Copy out the data exactly, leaving the pictures behind.

**** RECORDS SUPPLIED ****

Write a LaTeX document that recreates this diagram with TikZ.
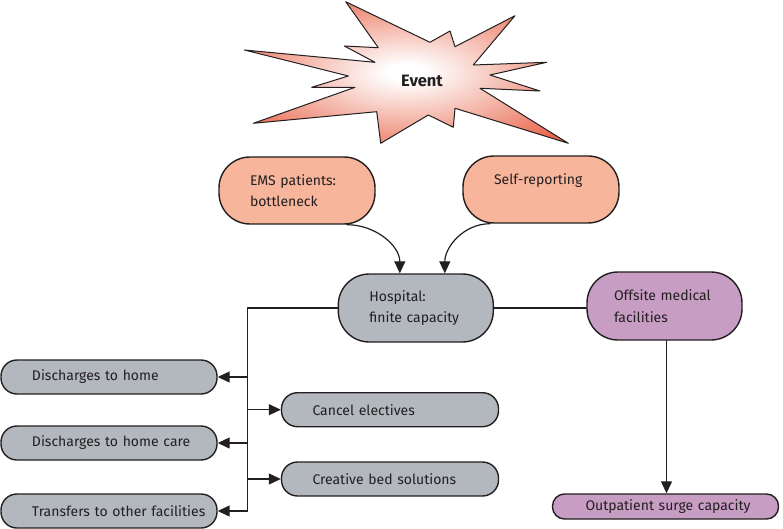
\documentclass[tikz,border=0pt]{standalone}
\usepackage{fontspec}
\setmainfont{Fira Sans}
\usepackage{xcolor}
\usetikzlibrary{arrows.meta}
\definecolor{inkc}{HTML}{231F20}
\definecolor{salmonc}{HTML}{F7B59B}
\definecolor{greyc}{HTML}{B2B8BE}
\definecolor{plumc}{HTML}{C89DC4}
\definecolor{burstc}{HTML}{E8654A}
\pgfdeclareradialshading{burst}{\pgfpoint{0bp}{0bp}}{color(0bp)=(white);
  color(3bp)=(white); color(16bp)=(burstc!45!white); color(32bp)=(burstc);
  color(72bp)=(burstc)}

\begin{document}
\begin{tikzpicture}[x=1pt,y=-1pt,line cap=round,line join=round,
  outline/.style={draw=inkc,line width=1.4pt},
  boxtext/.style={font=\fontsize{14}{21.5}\selectfont,text=inkc,inner xsep=0pt,
    inner ysep=0pt,align=left,execute at begin node={\leftskip=31pt}},
  onebox/.style={outline,boxtext,rounded corners=16pt,minimum height=34pt},
  twobox/.style={outline,boxtext,rounded corners=31pt,minimum height=67pt,text width=156pt},
  link/.style={draw=inkc,line width=1.2pt},
  flow/.style={link,-{Triangle[length=12pt,width=11pt]}}]
\useasboundingbox (0,0) rectangle (783,529);

% The event.
\draw[outline,line width=1pt,shading=burst]
  (345.7,1.7)--(430,42.3)--(450,31)--(455,46.7)--(515,15.7)--(473.3,65)
  --(546.7,62.3)--(490,75)--(540,91)--(480,88.3)--(568.3,143.3)--(455,108.3)
  --(453.3,127.3)--(428.3,115)--(380.7,143.3)--(376.7,111.7)--(253.3,123.3)
  --(355,87.3)--(311.7,87.3)--(348.3,76)--(244.3,50)--(375,62.3)
  --(344.3,46)--(378.3,47.7)--cycle;
\node[font=\fontsize{16.5}{19}\selectfont\bfseries,text=inkc] (event) at (422,81) {Event};

% Arrivals and the hospital.
\node[twobox,fill=salmonc] (ems) at (297,190.5) {EMS patients:\\bottleneck};
\node[twobox,fill=salmonc] (self) at (541,189.5) {Self-reporting\\\mbox{}};
\node[twobox,fill=greyc,minimum height=68pt,text width=155pt] (hosp) at (415.8,308)
  {Hospital:\\finite capacity};
\node[twobox,fill=plumc,minimum height=68pt,text width=155pt,
  execute at begin node={\leftskip=27pt}] (offsite) at (664.5,306)
  {Offsite medical\\facilities};
\draw[flow] ([xshift=50pt]ems.south) to[out=0,in=90] ([xshift=-16pt]hosp.north);
\draw[flow] ([xshift=-51pt]self.south) to[out=180,in=90] ([xshift=29pt]hosp.north);

% Outflow.
\node[onebox,fill=greyc,text width=216pt] (home) at (109,377) {Discharges to home};
\node[onebox,fill=greyc,text width=216pt] (homecare) at (109,443) {Discharges to home care};
\node[onebox,fill=greyc,text width=216pt] (transfer) at (109,511) {Transfers to other facilities};
\node[onebox,fill=greyc,text width=217pt] (cancel) at (390,409.7) {Cancel electives};
\node[onebox,fill=greyc,text width=217pt] (creative) at (390,479) {Creative bed solutions};
\node[onebox,fill=plumc,text width=226pt,minimum height=25pt,rounded corners=12pt,
  execute at begin node={\leftskip=33pt}] (outpat) at (665.5,506.5) {Outpatient surge capacity};

\coordinate (split) at ([xshift=-90pt]hosp.west);
\draw[link] (hosp.west) -- (split) -- (split |- transfer.east);
\foreach \n in {home,homecare,transfer}
  \draw[flow] (split |- \n.east) -- (\n.east);
\foreach \n in {cancel,creative}
  \draw[flow] (split |- \n.west) -- (\n.west);
\draw[link] (hosp.east) -- (hosp.east -| offsite.west);
\draw[flow] ([xshift=2pt]offsite.south) -- ([xshift=2pt]offsite.south |- outpat.north);
\end{tikzpicture}
\end{document}
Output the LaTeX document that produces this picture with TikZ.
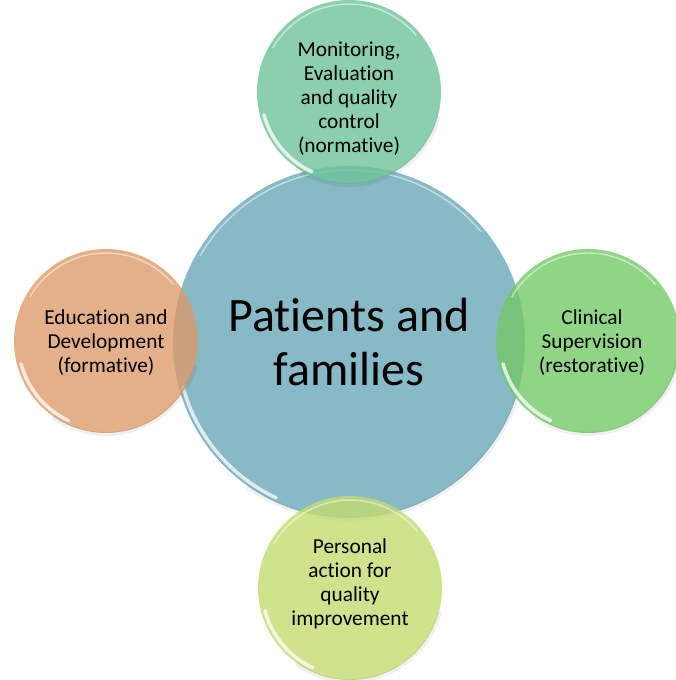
\documentclass[tikz,border=0pt]{standalone}
\usepackage{fontspec}
\setmainfont{Carlito}[Ligatures={NoCommon}]
\usetikzlibrary{calc}

\definecolor{hubblue}{HTML}{87B9C6}
\definecolor{mintgreen}{HTML}{6FC39A}
\definecolor{peach}{HTML}{DC9C6B}
\definecolor{leafgreen}{HTML}{74C968}
\definecolor{limegreen}{HTML}{C3DB6F}

\tikzset{
  hub/.style={circle, fill=hubblue, inner sep=0pt, minimum size=264pt},
  sat/.style={circle, inner sep=0pt, minimum size=138pt, fill opacity=0.8},
  sattext/.style={font=\fontsize{16}{18}\selectfont, align=center, text=black},
  hubtext/.style={font=\fontsize{36}{40}\selectfont, align=center, text=black},
  softshade/.style={black, opacity=0.06, line width=3pt},
  rimlight/.style={white, opacity=0.5, line width=1.1pt},
  glowlight/.style={white, opacity=0.75, line width=2.6pt, line cap=round}
}

% glossy rim highlights and a soft lower shadow for a bubble
% #1 = node name, #2 = inner highlight radius, #3 = outer shadow radius
\newcommand{\bubblegloss}[3]{%
  \draw[softshade] ($(#1)+(235:#3)$) arc[start angle=235, end angle=345, radius=#3];
  \draw[rimlight] ($(#1)+(150:#2)$) arc[start angle=150, end angle=40, radius=#2];
  \draw[glowlight] ($(#1)+(195:#2)$) arc[start angle=195, end angle=245, radius=#2];
}

\begin{document}
\begin{tikzpicture}[x=0.75pt, y=0.75pt]
  \useasboundingbox (0,0) rectangle (675,680);

  % central hub
  \node[hub] (hub) at (349,338) {};
  \bubblegloss{hub}{172}{177}

  % four surrounding bubbles
  \node[sat, fill=mintgreen] (top) at (349,588) {};
  \node[sat, fill=peach] (left) at (106,339) {};
  \node[sat, fill=leafgreen] (right) at (588,339) {};
  \node[sat, fill=limegreen] (bottom) at (350,92) {};

  \bubblegloss{top}{88}{93}
  \bubblegloss{left}{88}{93}
  \bubblegloss{right}{88}{93}
  \bubblegloss{bottom}{88}{93}

  % labels
  \node[hubtext] (hublabel) at (hub) {Patients and\\families};
  \node[sattext] (toplabel) at ($(top)+(0,-7)$) {Monitoring,\\Evaluation\\and quality\\control\\(normative)};
  \node[sattext] (leftlabel) at ($(left)+(0,-2)$) {Education and\\Development\\(formative)};
  \node[sattext] (rightlabel) at ($(right)+(4,-2)$) {Clinical\\Supervision\\(restorative)};
  \node[sattext] (bottomlabel) at ($(bottom)+(0,4)$) {Personal\\action for\\quality\\improvement};
\end{tikzpicture}
\end{document}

****

WRITTEN SOLUTION
Write a LaTeX document that recreates this diagram with TikZ.
\documentclass[tikz,border=0pt]{standalone}
\usepackage{fontspec}
\setmainfont{Fira Sans}
\usepackage{xcolor}
\usetikzlibrary{arrows.meta}
\definecolor{inkc}{HTML}{231F20}
\definecolor{salmonc}{HTML}{F7B59B}
\definecolor{greyc}{HTML}{B2B8BE}
\definecolor{plumc}{HTML}{C89DC4}
\definecolor{burstc}{HTML}{E8654A}
\pgfdeclareradialshading{burst}{\pgfpoint{0bp}{0bp}}{color(0bp)=(white);
  color(3bp)=(white); color(16bp)=(burstc!45!white); color(32bp)=(burstc);
  color(72bp)=(burstc)}

\begin{document}
\begin{tikzpicture}[x=1pt,y=-1pt,line cap=round,line join=round,
  outline/.style={draw=inkc,line width=1.4pt},
  boxtext/.style={font=\fontsize{14}{21.5}\selectfont,text=inkc,inner xsep=0pt,
    inner ysep=0pt,align=left,execute at begin node={\leftskip=31pt}},
  onebox/.style={outline,boxtext,rounded corners=16pt,minimum height=34pt},
  twobox/.style={outline,boxtext,rounded corners=31pt,minimum height=67pt,text width=156pt},
  link/.style={draw=inkc,line width=1.2pt},
  flow/.style={link,-{Triangle[length=12pt,width=11pt]}}]
\useasboundingbox (0,0) rectangle (783,529);

% The event.
\draw[outline,line width=1pt,shading=burst]
  (345.7,1.7)--(430,42.3)--(450,31)--(455,46.7)--(515,15.7)--(473.3,65)
  --(546.7,62.3)--(490,75)--(540,91)--(480,88.3)--(568.3,143.3)--(455,108.3)
  --(453.3,127.3)--(428.3,115)--(380.7,143.3)--(376.7,111.7)--(253.3,123.3)
  --(355,87.3)--(311.7,87.3)--(348.3,76)--(244.3,50)--(375,62.3)
  --(344.3,46)--(378.3,47.7)--cycle;
\node[font=\fontsize{16.5}{19}\selectfont\bfseries,text=inkc] (event) at (422,81) {Event};

% Arrivals and the hospital.
\node[twobox,fill=salmonc] (ems) at (297,190.5) {EMS patients:\\bottleneck};
\node[twobox,fill=salmonc] (self) at (541,189.5) {Self-reporting\\\mbox{}};
\node[twobox,fill=greyc,minimum height=68pt,text width=155pt] (hosp) at (415.8,308)
  {Hospital:\\finite capacity};
\node[twobox,fill=plumc,minimum height=68pt,text width=155pt,
  execute at begin node={\leftskip=27pt}] (offsite) at (664.5,306)
  {Offsite medical\\facilities};
\draw[flow] ([xshift=50pt]ems.south) to[out=0,in=90] ([xshift=-16pt]hosp.north);
\draw[flow] ([xshift=-51pt]self.south) to[out=180,in=90] ([xshift=29pt]hosp.north);

% Outflow.
\node[onebox,fill=greyc,text width=216pt] (home) at (109,377) {Discharges to home};
\node[onebox,fill=greyc,text width=216pt] (homecare) at (109,443) {Discharges to home care};
\node[onebox,fill=greyc,text width=216pt] (transfer) at (109,511) {Transfers to other facilities};
\node[onebox,fill=greyc,text width=217pt] (cancel) at (390,409.7) {Cancel electives};
\node[onebox,fill=greyc,text width=217pt] (creative) at (390,479) {Creative bed solutions};
\node[onebox,fill=plumc,text width=226pt,minimum height=25pt,rounded corners=12pt,
  execute at begin node={\leftskip=33pt}] (outpat) at (665.5,506.5) {Outpatient surge capacity};

\coordinate (split) at ([xshift=-90pt]hosp.west);
\draw[link] (hosp.west) -- (split) -- (split |- transfer.east);
\foreach \n in {home,homecare,transfer}
  \draw[flow] (split |- \n.east) -- (\n.east);
\foreach \n in {cancel,creative}
  \draw[flow] (split |- \n.west) -- (\n.west);
\draw[link] (hosp.east) -- (hosp.east -| offsite.west);
\draw[flow] ([xshift=2pt]offsite.south) -- ([xshift=2pt]offsite.south |- outpat.north);
\end{tikzpicture}
\end{document}
Output the LaTeX document that produces this picture with TikZ.
\documentclass[tikz,border=0pt]{standalone}
\usepackage{fontspec}
\setmainfont{Carlito}[Ligatures={NoCommon}]
\usetikzlibrary{calc}

\definecolor{hubblue}{HTML}{87B9C6}
\definecolor{mintgreen}{HTML}{6FC39A}
\definecolor{peach}{HTML}{DC9C6B}
\definecolor{leafgreen}{HTML}{74C968}
\definecolor{limegreen}{HTML}{C3DB6F}

\tikzset{
  hub/.style={circle, fill=hubblue, inner sep=0pt, minimum size=264pt},
  sat/.style={circle, inner sep=0pt, minimum size=138pt, fill opacity=0.8},
  sattext/.style={font=\fontsize{16}{18}\selectfont, align=center, text=black},
  hubtext/.style={font=\fontsize{36}{40}\selectfont, align=center, text=black},
  softshade/.style={black, opacity=0.06, line width=3pt},
  rimlight/.style={white, opacity=0.5, line width=1.1pt},
  glowlight/.style={white, opacity=0.75, line width=2.6pt, line cap=round}
}

% glossy rim highlights and a soft lower shadow for a bubble
% #1 = node name, #2 = inner highlight radius, #3 = outer shadow radius
\newcommand{\bubblegloss}[3]{%
  \draw[softshade] ($(#1)+(235:#3)$) arc[start angle=235, end angle=345, radius=#3];
  \draw[rimlight] ($(#1)+(150:#2)$) arc[start angle=150, end angle=40, radius=#2];
  \draw[glowlight] ($(#1)+(195:#2)$) arc[start angle=195, end angle=245, radius=#2];
}

\begin{document}
\begin{tikzpicture}[x=0.75pt, y=0.75pt]
  \useasboundingbox (0,0) rectangle (675,680);

  % central hub
  \node[hub] (hub) at (349,338) {};
  \bubblegloss{hub}{172}{177}

  % four surrounding bubbles
  \node[sat, fill=mintgreen] (top) at (349,588) {};
  \node[sat, fill=peach] (left) at (106,339) {};
  \node[sat, fill=leafgreen] (right) at (588,339) {};
  \node[sat, fill=limegreen] (bottom) at (350,92) {};

  \bubblegloss{top}{88}{93}
  \bubblegloss{left}{88}{93}
  \bubblegloss{right}{88}{93}
  \bubblegloss{bottom}{88}{93}

  % labels
  \node[hubtext] (hublabel) at (hub) {Patients and\\families};
  \node[sattext] (toplabel) at ($(top)+(0,-7)$) {Monitoring,\\Evaluation\\and quality\\control\\(normative)};
  \node[sattext] (leftlabel) at ($(left)+(0,-2)$) {Education and\\Development\\(formative)};
  \node[sattext] (rightlabel) at ($(right)+(4,-2)$) {Clinical\\Supervision\\(restorative)};
  \node[sattext] (bottomlabel) at ($(bottom)+(0,4)$) {Personal\\action for\\quality\\improvement};
\end{tikzpicture}
\end{document}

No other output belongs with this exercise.